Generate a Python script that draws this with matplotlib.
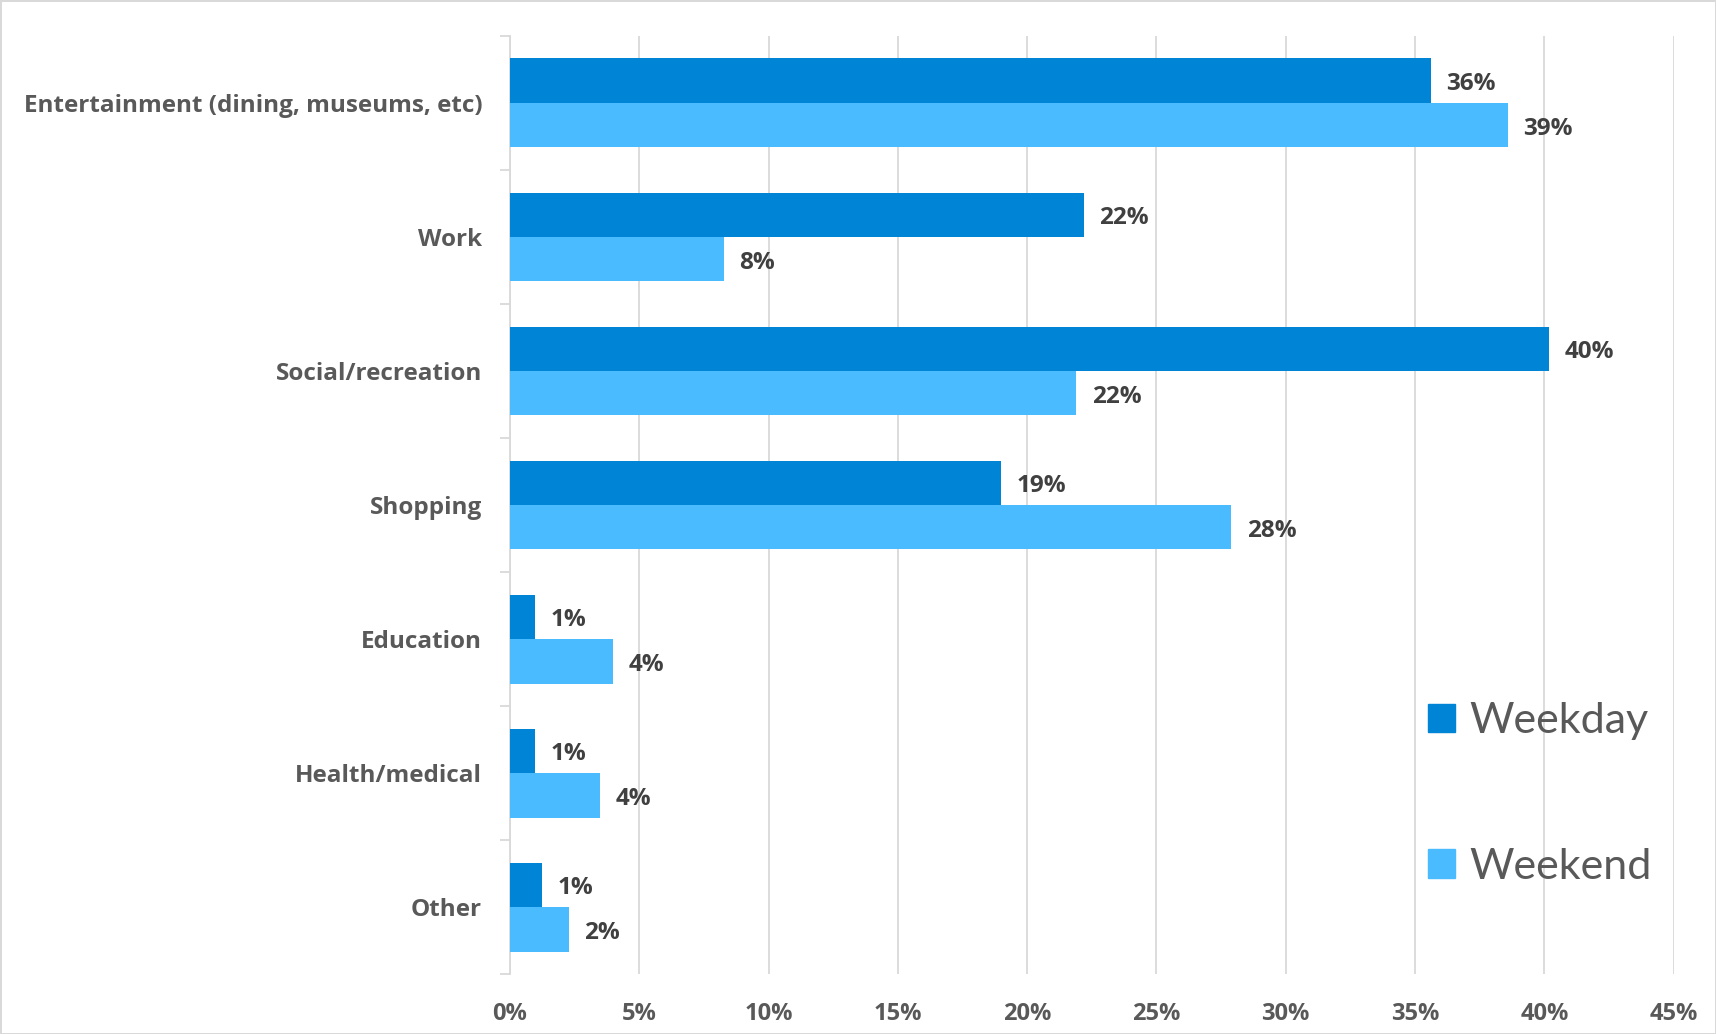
import numpy as np
import matplotlib.pyplot as plt
from matplotlib.patches import Patch

# trip purpose share, weekday vs weekend
categories = ['Entertainment (dining, museums, etc)', 'Work', 'Social/recreation',
              'Shopping', 'Education', 'Health/medical', 'Other']
weekday = [35.6, 22.2, 40.2, 19.0, 0.97, 0.97, 1.25]
weekend = [38.6, 8.26, 21.9, 27.9, 3.98, 3.5, 2.29]
xticks = [0, 5, 10, 15, 20, 25, 30, 35, 40, 45]

c_weekday = '#0084d5'
c_weekend = '#4bbbff'
grid_c = '#d9d9d9'

plt.rcParams['font.family'] = ['Open Sans', 'DejaVu Sans']

fig = plt.figure(figsize=(17.16, 10.34), dpi=100)
fig.patch.set_edgecolor(grid_c)
fig.patch.set_linewidth(2)
ax = fig.add_axes([0.2972, 0.058, 0.6781, 0.9072])

y = np.arange(len(categories))
h = 0.332
ax.barh(y - h / 2, weekday, height=h, color=c_weekday, label='Weekday', zorder=3)
ax.barh(y + h / 2, weekend, height=h, color=c_weekend, label='Weekend', zorder=3)

for yy, v in zip(y - h / 2, weekday):
    ax.annotate('%d%%' % round(v), (v, yy), xytext=(11, -2.5), textcoords='offset points',
                va='center', ha='left', fontsize=17.5, fontweight='bold', color='#404040')
for yy, v in zip(y + h / 2, weekend):
    ax.annotate('%d%%' % round(v), (v, yy), xytext=(11, -2.5), textcoords='offset points',
                va='center', ha='left', fontsize=17.5, fontweight='bold', color='#404040')

ax.set_xlim(0, 45)
ax.set_ylim(len(categories) - 0.5, -0.5)
ax.set_xticks(xticks)
ax.set_xticklabels(['%d%%' % t for t in xticks])
ax.set_yticks(y)
ax.set_yticklabels(categories)
ax.set_yticks(np.arange(-0.5, len(categories)), minor=True)

ax.grid(axis='x', color=grid_c, linewidth=1.3, zorder=0)
for s in ['top', 'right', 'bottom']:
    ax.spines[s].set_visible(False)
ax.spines['left'].set_color(grid_c)
ax.spines['left'].set_linewidth(1.3)

ax.tick_params(axis='x', length=0, pad=20, labelsize=17, labelcolor='#595959')
for lab in ax.get_xticklabels():
    lab.set_fontweight('bold')
ax.tick_params(axis='y', which='major', length=0, pad=20, labelsize=17.5, labelcolor='#595959')
ax.tick_params(axis='y', which='minor', length=7, width=1.3, color=grid_c)
for lab in ax.get_yticklabels():
    lab.set_fontweight('bold')

handles = [Patch(color=c_weekday, label='Weekday'), Patch(color=c_weekend, label='Weekend')]
fig.legend(handles=handles, loc='center left', bbox_to_anchor=(0.832, 0.2323),
           frameon=False, prop={'family': 'Lato', 'size': 31}, labelcolor='#595959',
           borderpad=0, borderaxespad=0, handlelength=0.63, handleheight=0.63,
           handletextpad=0.33, labelspacing=2.5)

fig.savefig('out.png', dpi=100)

□ □ □ □ □

● Task prompt
Strip out the pictures and quote the remaining data word for word.

● Full response
Generate a Python script that draws this with matplotlib.
import numpy as np
import matplotlib.pyplot as plt
from matplotlib.patches import Patch

# trip purpose share, weekday vs weekend
categories = ['Entertainment (dining, museums, etc)', 'Work', 'Social/recreation',
              'Shopping', 'Education', 'Health/medical', 'Other']
weekday = [35.6, 22.2, 40.2, 19.0, 0.97, 0.97, 1.25]
weekend = [38.6, 8.26, 21.9, 27.9, 3.98, 3.5, 2.29]
xticks = [0, 5, 10, 15, 20, 25, 30, 35, 40, 45]

c_weekday = '#0084d5'
c_weekend = '#4bbbff'
grid_c = '#d9d9d9'

plt.rcParams['font.family'] = ['Open Sans', 'DejaVu Sans']

fig = plt.figure(figsize=(17.16, 10.34), dpi=100)
fig.patch.set_edgecolor(grid_c)
fig.patch.set_linewidth(2)
ax = fig.add_axes([0.2972, 0.058, 0.6781, 0.9072])

y = np.arange(len(categories))
h = 0.332
ax.barh(y - h / 2, weekday, height=h, color=c_weekday, label='Weekday', zorder=3)
ax.barh(y + h / 2, weekend, height=h, color=c_weekend, label='Weekend', zorder=3)

for yy, v in zip(y - h / 2, weekday):
    ax.annotate('%d%%' % round(v), (v, yy), xytext=(11, -2.5), textcoords='offset points',
                va='center', ha='left', fontsize=17.5, fontweight='bold', color='#404040')
for yy, v in zip(y + h / 2, weekend):
    ax.annotate('%d%%' % round(v), (v, yy), xytext=(11, -2.5), textcoords='offset points',
                va='center', ha='left', fontsize=17.5, fontweight='bold', color='#404040')

ax.set_xlim(0, 45)
ax.set_ylim(len(categories) - 0.5, -0.5)
ax.set_xticks(xticks)
ax.set_xticklabels(['%d%%' % t for t in xticks])
ax.set_yticks(y)
ax.set_yticklabels(categories)
ax.set_yticks(np.arange(-0.5, len(categories)), minor=True)

ax.grid(axis='x', color=grid_c, linewidth=1.3, zorder=0)
for s in ['top', 'right', 'bottom']:
    ax.spines[s].set_visible(False)
ax.spines['left'].set_color(grid_c)
ax.spines['left'].set_linewidth(1.3)

ax.tick_params(axis='x', length=0, pad=20, labelsize=17, labelcolor='#595959')
for lab in ax.get_xticklabels():
    lab.set_fontweight('bold')
ax.tick_params(axis='y', which='major', length=0, pad=20, labelsize=17.5, labelcolor='#595959')
ax.tick_params(axis='y', which='minor', length=7, width=1.3, color=grid_c)
for lab in ax.get_yticklabels():
    lab.set_fontweight('bold')

handles = [Patch(color=c_weekday, label='Weekday'), Patch(color=c_weekend, label='Weekend')]
fig.legend(handles=handles, loc='center left', bbox_to_anchor=(0.832, 0.2323),
           frameon=False, prop={'family': 'Lato', 'size': 31}, labelcolor='#595959',
           borderpad=0, borderaxespad=0, handlelength=0.63, handleheight=0.63,
           handletextpad=0.33, labelspacing=2.5)

fig.savefig('out.png', dpi=100)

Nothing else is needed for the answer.